Rav Oury Cherki

Les comptes a rendre

Paracha Vayera, Hechvan 5766



C’est au milieu d’un recit que la paracha commence. Alors qu’Abraham a accompli la circoncision dans la paracha precedente, la suite de l’evenement, qui est la Revelation de Dieu a Abraham, est differee pour etre lue en public une semaine plus tard. La division du texte de la Thora en parachot ne repond pas au exigences de la litterature, mais correspond aux tournants dans l’emergence des valeurs dans le deroulement du recit de la Thora. En effet, jusqu’a ce moment-la, Dieu est percu par le patriarche en tant que Createur, ce qui veut dire celui qui donne l’Etre, et dont l’attribut ne peut etre que la Bonte. La bonte du Createur culmine avec la promesse de lui assurer une descendance par Sarah et l’Alliance de la circoncision. Mais c’est precisement avant que l’enfant promis naisse, qu’un changement s’opere chez Abraham et Sarah. Ils vont apprendre a connaitre le Createur en tant que Dieu de Justice, celui auquel on doit rendre des comptes. Car pour que la continuite de la mission d’Abraham a travers sa descendance soit possible, il est necessaire que la generation a venir agisse en tant que Juste, mais en fonction d’une valeur complementaire de celle connue par la premiere generation. Toute nouvelle generation tient a se distinguer de la precedente pour affirmer son originalite et se justifier d’un apport nouveau a l’elaboration de l’histoire. Si cette differenciation ne se fait pas par l’adoption d’une nouvelle valeur morale a la maniere d’Itzhak, elle se fera en adoptant l’immoralite chez le fils d’un pere vertueux, comme dans le cas d’Ichmael.

Pour permettre l’apparition d’Itzhak, il est donc necessaire de faire l’experience de l’application de l’ideal de justice et qu’Abraham y soit associe. C’est pourquoi simultanement a l’annonce de la grossesse de Sarah, Abraham est mele au debat sur le jugement de Sodome. La verite morale exige la sanction du mal comme prolongement de l’intention d’amour pour toute creature. Abraham fait l’aprentissage ardu de l’imperatif de justice dans l’ordre du monde. L’aprentissage de la rigueur continue lorsqu’Abraham est amene a exiger la justice pour lui-meme lors de l’enlevement de Sarah par Abimelekh roi des philistins, puis a prier en faveur du meme Abimelekh lorsqu’il se sera repenti.

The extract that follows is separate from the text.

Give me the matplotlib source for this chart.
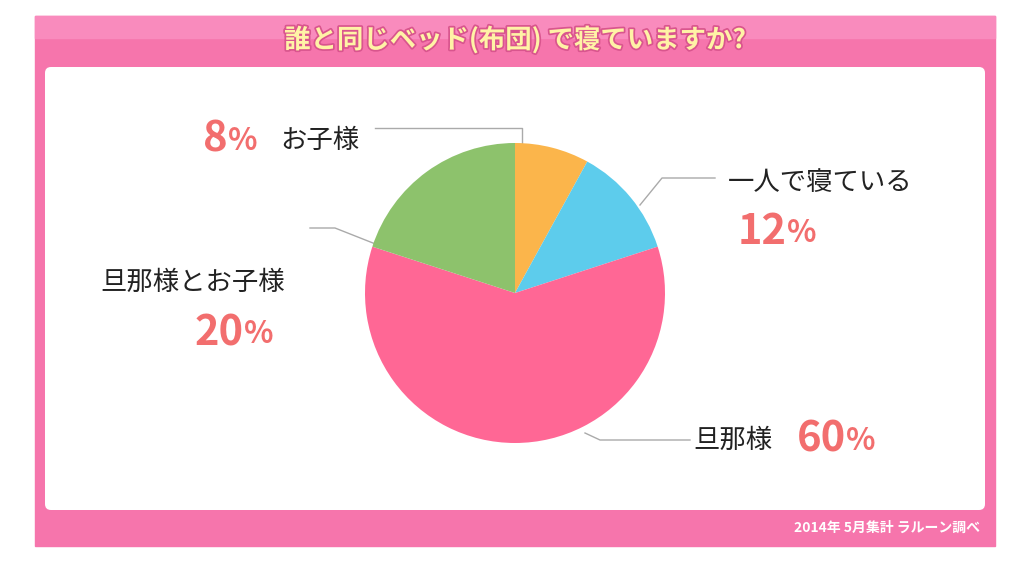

C’est seulement apres le repentir sincere d’Abimelekh et sa demande de pardon qu’Abraham lui pardonne, contrairement a la morale de bonte absolue qui etait la sienne jusque la.

L’introduction d’une nouvelle valeur dans la famille hebraique suscite le rire. D’abord celui d’Abraham puis celui de Sarah. Enfin, lors de la naissance d’Itzhak, c’est le monde entier qui est invite a rire: "Dieu a fait de moi un sujet de rire, tout ceux qui l’entendront rieront de moi" (Berechit 21,6). Le rire se manifeste lorsqu’il y a surprise, quand un nouveau mode d’existence apparait. C’est la le signe que l’elan vital continue, que la vie n’est pas sclerosee.

L’idee que l’imperatif de justice concerne egalement soi-meme n’est pas facile a integrer. Alors qu’Abraham s’est vu impose par les evenements de renvoyer Ichmael parcequ’il remettait en question l’heritage d’Itzhak, il accepte malgre tout de conclure un accord de non agression entre sa descendance et celle d’Abimelekh, renoncant ainsi pour plusieurs generations aux droits de ses enfants sur la Philistee. Rachbam, le petit-fils de Rachi, interprete le commandement du sacrifice d’Itzhak qui intervient en fin de notre paracha, comme la sanction de la faiblesse politique d’Abraham. Comme si Dieu disait: "Je t’ai donne un fils pour prendre possession de la terre. Tu ne veux pas de la terre, alors rends-moi le fils!". La synthese reussie des valeurs de Bonte et de Justice se realise lors de l’episode de la ‘aqeda, lorsque dans un entretien solitaire le pere et le fils s’acceptent reciproquement: "ils marcherent les deux ensemble" (22,8). C’est alors qu’Israel, porteur de l’ideal moral de l’unite des valeurs, peut naitre.